Now the interesting thing about the mid-segment theorem is that it says that if we were to draw a line between these two midpoints, so we would go from this midpoint to this one. So this line is joining the midpoints of A, B, and B, C. And what the mid-segment theorem tells us is that when we have a line joining the midpoints of two sides of our triangle, that line is going to be parallel to the other side, and it is going to be half the length of the other side. So the other side that we're referring to is the side that is not included.
So we can see that in this case, the mid-segment, which is this line over here, is connecting... this line and this line. So AC is the line that is not involved and that means that this mid-segment will be parallel to that side, that is the other side.
So this mid-segment here is going to be parallel to this line AC. It is also going to be half the length of AC. So if we were to split AC into two equal parts, that is if we were to include a mid- like we've done for AB and for BC, if we were to do that for AC that midpoint would be over here and since this mid segment is half the length of this line AC we know that whatever this length is, let's say this has this length, we know that this side is going to have that length and this side is going to have that length because here this midpoint of AC is going to split AC into two halves. So here we have one half and here we have one half and since this mid segment here is half of the length of AC It's going to be the same as from C to this midpoint and from A to this midpoint And what I'm just going to do is label some more points in our triangle So let's label this D and we can label this E And I want to label this point S.

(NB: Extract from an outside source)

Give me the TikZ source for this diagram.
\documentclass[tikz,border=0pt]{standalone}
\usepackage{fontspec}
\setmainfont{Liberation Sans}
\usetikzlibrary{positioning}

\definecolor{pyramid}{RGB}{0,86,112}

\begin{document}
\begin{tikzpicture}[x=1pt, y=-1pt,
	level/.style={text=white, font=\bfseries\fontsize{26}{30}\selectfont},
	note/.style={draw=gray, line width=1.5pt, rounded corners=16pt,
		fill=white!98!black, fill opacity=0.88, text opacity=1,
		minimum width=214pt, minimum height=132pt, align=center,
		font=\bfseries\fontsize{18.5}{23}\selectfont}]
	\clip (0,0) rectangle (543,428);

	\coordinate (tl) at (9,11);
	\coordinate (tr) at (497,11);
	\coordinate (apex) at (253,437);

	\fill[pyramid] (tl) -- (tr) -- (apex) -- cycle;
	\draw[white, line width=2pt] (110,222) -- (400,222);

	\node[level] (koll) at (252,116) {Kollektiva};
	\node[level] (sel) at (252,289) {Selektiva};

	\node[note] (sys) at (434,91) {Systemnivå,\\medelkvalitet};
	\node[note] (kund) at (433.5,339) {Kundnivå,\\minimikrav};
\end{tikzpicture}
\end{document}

So what we have just seen is that DE is going to be parallel to AC Line segment DE will be parallel to line segment AC, and the line segment DE is going to be congruent to AF, and DE is going to be congruent to CF. So that is basically the mid-segment theorem. It's that if you join the midpoints of two sides of a triangle with a line, that line is going to be parallel to the other side, and will be half the length of that other side. So let's do the same for these two points now.
Let's join points D and points F. So now what we're doing is we're joining the midpoints of this line segment AB and this line segment AC. So if we were to join the midpoints of these two sides this time, we're going to get a line that looks like that.

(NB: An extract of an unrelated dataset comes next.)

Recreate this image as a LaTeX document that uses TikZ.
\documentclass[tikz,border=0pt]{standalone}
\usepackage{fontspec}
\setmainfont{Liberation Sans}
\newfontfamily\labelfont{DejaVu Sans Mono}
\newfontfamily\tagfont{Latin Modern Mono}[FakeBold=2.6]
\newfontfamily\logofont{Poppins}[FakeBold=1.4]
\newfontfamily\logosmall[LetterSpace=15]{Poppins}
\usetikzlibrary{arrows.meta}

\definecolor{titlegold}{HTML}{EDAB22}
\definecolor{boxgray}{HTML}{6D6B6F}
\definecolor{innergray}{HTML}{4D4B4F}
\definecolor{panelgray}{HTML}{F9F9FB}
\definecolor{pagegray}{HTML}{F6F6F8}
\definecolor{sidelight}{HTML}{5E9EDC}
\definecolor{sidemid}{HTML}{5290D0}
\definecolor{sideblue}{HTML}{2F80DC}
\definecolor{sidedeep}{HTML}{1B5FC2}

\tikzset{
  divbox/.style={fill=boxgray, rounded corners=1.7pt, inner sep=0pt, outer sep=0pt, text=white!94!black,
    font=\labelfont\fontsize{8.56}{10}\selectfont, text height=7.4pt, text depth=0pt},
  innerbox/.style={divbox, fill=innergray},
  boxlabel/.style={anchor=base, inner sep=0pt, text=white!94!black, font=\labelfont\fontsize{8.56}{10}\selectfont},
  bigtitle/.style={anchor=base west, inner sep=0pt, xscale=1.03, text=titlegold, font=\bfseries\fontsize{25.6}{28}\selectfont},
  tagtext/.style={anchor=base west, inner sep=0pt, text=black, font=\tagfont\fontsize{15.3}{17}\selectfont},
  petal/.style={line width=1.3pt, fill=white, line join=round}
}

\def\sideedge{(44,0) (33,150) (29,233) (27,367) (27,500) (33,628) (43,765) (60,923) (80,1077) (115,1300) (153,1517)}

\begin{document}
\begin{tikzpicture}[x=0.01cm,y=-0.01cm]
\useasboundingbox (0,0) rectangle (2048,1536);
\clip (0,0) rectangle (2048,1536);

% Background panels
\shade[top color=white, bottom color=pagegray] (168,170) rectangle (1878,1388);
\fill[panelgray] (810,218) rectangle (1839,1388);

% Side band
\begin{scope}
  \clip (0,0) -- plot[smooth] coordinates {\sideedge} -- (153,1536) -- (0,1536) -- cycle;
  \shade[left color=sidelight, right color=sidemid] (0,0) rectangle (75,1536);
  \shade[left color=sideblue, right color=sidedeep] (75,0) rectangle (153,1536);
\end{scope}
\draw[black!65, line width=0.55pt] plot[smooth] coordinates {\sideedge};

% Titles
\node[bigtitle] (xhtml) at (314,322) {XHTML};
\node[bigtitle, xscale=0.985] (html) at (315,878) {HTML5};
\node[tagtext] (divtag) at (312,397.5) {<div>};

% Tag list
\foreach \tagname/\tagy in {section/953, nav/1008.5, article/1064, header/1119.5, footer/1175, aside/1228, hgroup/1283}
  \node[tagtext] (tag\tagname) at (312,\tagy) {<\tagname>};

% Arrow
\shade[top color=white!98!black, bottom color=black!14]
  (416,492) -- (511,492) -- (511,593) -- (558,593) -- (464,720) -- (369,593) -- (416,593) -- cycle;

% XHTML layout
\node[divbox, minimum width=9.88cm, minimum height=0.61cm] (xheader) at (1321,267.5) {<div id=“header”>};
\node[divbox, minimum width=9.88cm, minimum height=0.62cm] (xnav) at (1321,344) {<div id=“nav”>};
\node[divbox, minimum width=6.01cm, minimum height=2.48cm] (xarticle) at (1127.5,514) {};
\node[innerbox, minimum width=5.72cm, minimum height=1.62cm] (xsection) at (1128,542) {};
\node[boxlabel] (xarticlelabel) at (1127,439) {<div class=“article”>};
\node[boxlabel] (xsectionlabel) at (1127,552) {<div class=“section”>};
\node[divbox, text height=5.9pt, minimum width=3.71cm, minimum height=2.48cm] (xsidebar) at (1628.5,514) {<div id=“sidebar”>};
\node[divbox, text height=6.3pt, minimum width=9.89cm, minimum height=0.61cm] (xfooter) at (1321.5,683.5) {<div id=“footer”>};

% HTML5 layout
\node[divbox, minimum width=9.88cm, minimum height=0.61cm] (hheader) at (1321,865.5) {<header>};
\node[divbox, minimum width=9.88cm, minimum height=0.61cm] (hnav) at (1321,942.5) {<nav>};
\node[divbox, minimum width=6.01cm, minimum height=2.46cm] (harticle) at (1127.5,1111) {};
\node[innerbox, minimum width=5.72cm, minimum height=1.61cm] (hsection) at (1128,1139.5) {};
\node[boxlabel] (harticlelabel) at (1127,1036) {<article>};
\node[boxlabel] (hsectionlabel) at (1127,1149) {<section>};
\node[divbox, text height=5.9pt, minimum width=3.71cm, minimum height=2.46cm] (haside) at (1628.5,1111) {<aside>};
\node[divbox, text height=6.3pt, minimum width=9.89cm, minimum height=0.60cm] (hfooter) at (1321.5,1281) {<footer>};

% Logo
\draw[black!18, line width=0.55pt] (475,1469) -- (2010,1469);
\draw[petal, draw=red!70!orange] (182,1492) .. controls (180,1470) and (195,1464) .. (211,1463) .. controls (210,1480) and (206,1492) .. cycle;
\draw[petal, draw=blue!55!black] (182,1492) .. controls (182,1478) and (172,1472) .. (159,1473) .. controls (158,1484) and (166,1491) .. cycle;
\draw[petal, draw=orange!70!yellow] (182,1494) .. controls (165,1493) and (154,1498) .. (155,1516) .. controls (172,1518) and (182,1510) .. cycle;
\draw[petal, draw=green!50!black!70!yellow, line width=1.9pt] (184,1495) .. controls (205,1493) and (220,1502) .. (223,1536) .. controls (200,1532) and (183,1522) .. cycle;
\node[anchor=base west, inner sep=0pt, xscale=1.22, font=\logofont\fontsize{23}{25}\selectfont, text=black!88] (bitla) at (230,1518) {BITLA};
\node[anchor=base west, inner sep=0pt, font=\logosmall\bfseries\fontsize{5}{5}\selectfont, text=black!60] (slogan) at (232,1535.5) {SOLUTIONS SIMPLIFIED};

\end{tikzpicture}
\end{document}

And now DF is going to be parallel to the other side and what's the other side? Well that's going to be the side that we did not join together so that's going to be this side BC. So DF this mid segment that we joined from AB and AC is going to be parallel to BC and it will be half the length of BC.

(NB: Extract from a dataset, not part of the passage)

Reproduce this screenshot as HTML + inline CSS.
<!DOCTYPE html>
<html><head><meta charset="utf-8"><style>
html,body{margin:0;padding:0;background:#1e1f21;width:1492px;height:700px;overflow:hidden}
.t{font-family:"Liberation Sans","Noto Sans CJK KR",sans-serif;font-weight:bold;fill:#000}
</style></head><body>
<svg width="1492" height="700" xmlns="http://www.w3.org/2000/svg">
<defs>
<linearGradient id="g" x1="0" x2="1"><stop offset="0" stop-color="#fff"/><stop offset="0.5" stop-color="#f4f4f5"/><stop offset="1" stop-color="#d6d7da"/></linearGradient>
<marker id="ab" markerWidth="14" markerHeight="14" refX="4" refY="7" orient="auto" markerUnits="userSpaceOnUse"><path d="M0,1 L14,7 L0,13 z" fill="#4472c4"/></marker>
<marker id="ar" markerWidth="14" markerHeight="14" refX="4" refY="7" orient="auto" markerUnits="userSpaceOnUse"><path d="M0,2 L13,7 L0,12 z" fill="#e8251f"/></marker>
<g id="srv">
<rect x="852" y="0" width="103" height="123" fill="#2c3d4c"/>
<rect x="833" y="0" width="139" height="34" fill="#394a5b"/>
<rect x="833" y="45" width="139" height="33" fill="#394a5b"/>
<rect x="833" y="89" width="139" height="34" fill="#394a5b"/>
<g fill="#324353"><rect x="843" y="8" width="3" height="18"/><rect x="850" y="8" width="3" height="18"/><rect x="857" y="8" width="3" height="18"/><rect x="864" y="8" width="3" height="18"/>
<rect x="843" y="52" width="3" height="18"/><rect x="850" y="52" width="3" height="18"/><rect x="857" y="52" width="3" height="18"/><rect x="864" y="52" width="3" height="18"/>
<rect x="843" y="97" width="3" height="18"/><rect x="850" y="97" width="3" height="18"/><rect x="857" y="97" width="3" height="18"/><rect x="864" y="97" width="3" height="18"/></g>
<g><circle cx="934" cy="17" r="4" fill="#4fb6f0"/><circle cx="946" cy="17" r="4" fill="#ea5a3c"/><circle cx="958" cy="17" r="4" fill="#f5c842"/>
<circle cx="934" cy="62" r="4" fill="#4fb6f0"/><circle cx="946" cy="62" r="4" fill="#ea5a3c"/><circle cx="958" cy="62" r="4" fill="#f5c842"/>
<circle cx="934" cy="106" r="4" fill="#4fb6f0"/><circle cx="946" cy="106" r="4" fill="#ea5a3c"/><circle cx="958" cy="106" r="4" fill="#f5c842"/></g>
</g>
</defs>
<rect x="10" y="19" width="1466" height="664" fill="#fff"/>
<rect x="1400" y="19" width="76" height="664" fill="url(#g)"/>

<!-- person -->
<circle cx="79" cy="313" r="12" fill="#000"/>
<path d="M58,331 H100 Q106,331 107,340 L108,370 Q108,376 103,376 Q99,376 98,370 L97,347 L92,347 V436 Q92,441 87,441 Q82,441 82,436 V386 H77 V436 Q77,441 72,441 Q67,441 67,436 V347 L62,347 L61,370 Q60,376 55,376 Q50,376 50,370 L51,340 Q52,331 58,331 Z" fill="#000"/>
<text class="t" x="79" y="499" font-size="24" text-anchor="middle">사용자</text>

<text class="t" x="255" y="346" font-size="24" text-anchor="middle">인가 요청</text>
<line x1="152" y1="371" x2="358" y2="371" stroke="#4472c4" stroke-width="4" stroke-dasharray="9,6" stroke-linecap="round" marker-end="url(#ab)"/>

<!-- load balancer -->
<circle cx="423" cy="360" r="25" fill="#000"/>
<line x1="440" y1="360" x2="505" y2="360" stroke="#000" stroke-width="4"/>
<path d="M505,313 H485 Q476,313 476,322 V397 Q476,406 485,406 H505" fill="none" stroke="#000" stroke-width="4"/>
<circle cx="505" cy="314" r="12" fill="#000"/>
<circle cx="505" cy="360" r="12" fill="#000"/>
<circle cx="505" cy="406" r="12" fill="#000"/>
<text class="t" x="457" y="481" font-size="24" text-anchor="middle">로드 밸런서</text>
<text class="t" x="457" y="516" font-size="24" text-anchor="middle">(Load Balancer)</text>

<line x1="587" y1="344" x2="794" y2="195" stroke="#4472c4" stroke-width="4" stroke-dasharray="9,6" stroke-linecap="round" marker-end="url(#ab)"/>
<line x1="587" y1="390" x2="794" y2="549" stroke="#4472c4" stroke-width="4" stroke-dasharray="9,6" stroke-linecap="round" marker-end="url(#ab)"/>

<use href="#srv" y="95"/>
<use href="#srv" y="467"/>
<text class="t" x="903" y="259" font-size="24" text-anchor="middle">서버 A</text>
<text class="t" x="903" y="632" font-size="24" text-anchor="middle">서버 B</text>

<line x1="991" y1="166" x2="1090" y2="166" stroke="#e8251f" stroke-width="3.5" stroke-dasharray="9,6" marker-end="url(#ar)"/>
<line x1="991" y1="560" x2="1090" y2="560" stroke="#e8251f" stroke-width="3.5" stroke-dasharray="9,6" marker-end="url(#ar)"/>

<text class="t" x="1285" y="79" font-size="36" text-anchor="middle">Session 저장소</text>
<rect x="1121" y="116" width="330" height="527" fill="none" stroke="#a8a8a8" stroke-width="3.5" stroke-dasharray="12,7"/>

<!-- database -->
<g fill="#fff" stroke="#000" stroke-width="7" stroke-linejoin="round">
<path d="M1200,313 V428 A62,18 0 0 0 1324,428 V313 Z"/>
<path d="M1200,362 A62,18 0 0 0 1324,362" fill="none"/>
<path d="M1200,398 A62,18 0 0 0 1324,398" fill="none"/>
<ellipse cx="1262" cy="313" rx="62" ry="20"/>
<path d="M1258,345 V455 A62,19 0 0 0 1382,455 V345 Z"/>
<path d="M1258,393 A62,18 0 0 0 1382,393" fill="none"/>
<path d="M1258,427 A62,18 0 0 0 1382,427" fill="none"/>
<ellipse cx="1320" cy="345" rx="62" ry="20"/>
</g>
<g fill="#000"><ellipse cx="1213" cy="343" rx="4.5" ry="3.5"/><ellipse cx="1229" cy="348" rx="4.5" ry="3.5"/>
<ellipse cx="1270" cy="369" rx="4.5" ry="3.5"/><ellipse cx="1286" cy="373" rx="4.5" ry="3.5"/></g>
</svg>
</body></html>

So DF here is going to be parallel to BC and its length is going to be half the length of BC and we can see that this point E breaks up BC into its two halves. So that means that the length of DF is going to be the length of BE and the length of CE. So let's say that is going to be one red notch, that's going to be one red notch.
DF is also going to be one red notch. So basically we show that DF, which is this mid-segment here, is going to be parallel to BC And DF is going to be congruent to BE and DF is going to be congruent to CE. We can also do the same thing joining these two midpoints together.
So now we're going to be joining the midpoint of the side AC with the midpoint of the side BC. If we were to do that, that's going to look like this. This midsegment, FE, is going to be parallel to the other side. And what is the other side again? The other side will be the side that you didn't join using your two midpoints.
So the side that's going to be parallel to this mid segment Fe is this side, AB. So Fe, which is our mid segment, is going to be parallel to AB. And Fe is going to be half the length of AB. So this midpoint D is going to separate AB into these two halves, and each of these halves will be the same length as Fe. So if...
AD has this value, then DB is also going to have that value, and FE will have that same value. It is also going to be parallel to AB. So we know that the length of FE is going to be congruent to AD, and the length of FE is also going to be congruent to DB.
So that is going to summarize the mid-segment theorem. Basically if you are going to make points that are halfway between your line segments of each of the sides of your triangle, if you join the two midpoints of two of your sides together, the line that you create by joining the two midpoints of two of your sides of your triangle is going to be parallel to the third side of the triangle and will be half the length of that third side of the triangle. And knowing that is going to allow you to solve some problems when it comes to triangles like this. So let's say you were given a triangle that looked like this. So you were given this triangle and what we can already tell is that each of these points D, E, and F are going to be midpoints because as we can see each of these points splits the entire line into two equal parts.
So BF is equal to FC, CE is equal to AE, AD is equal to BD. So we know that these are midpoints. And let's say this said if DE is equal to 30, what is BC? So we know here that DE has a value of 30. And what we know via the mid-segment theorem is that since this mid-segment is joining sides AB and sides AC, The mid segment will be parallel to the other side which is side BC and it will be half the length of that side.
So this side DE is going to be half the length of BC. In other words, BF is going to be equal to 30 and FC is also going to be equal to 30. So that means that BC is equal to 2 times DE which means that BC is equal to 2. times 30 which is 60. So that's an example of how you can use the mid-segment theorem to answer certain questions. You might get a case in which you're given one of these side lengths and then you're asked to find the length of one of the mid-segments and you can use these same relationships to calculate that.
You might have a case in which you are given the length but you're not given it a full number, it's given in terms of an equation. So let's say I said that the length of DE was 2x plus 5, and told you that BC was 5x plus 2, then you can use simultaneous equations knowing these relationships between the sides and you can easily calculate questions like that.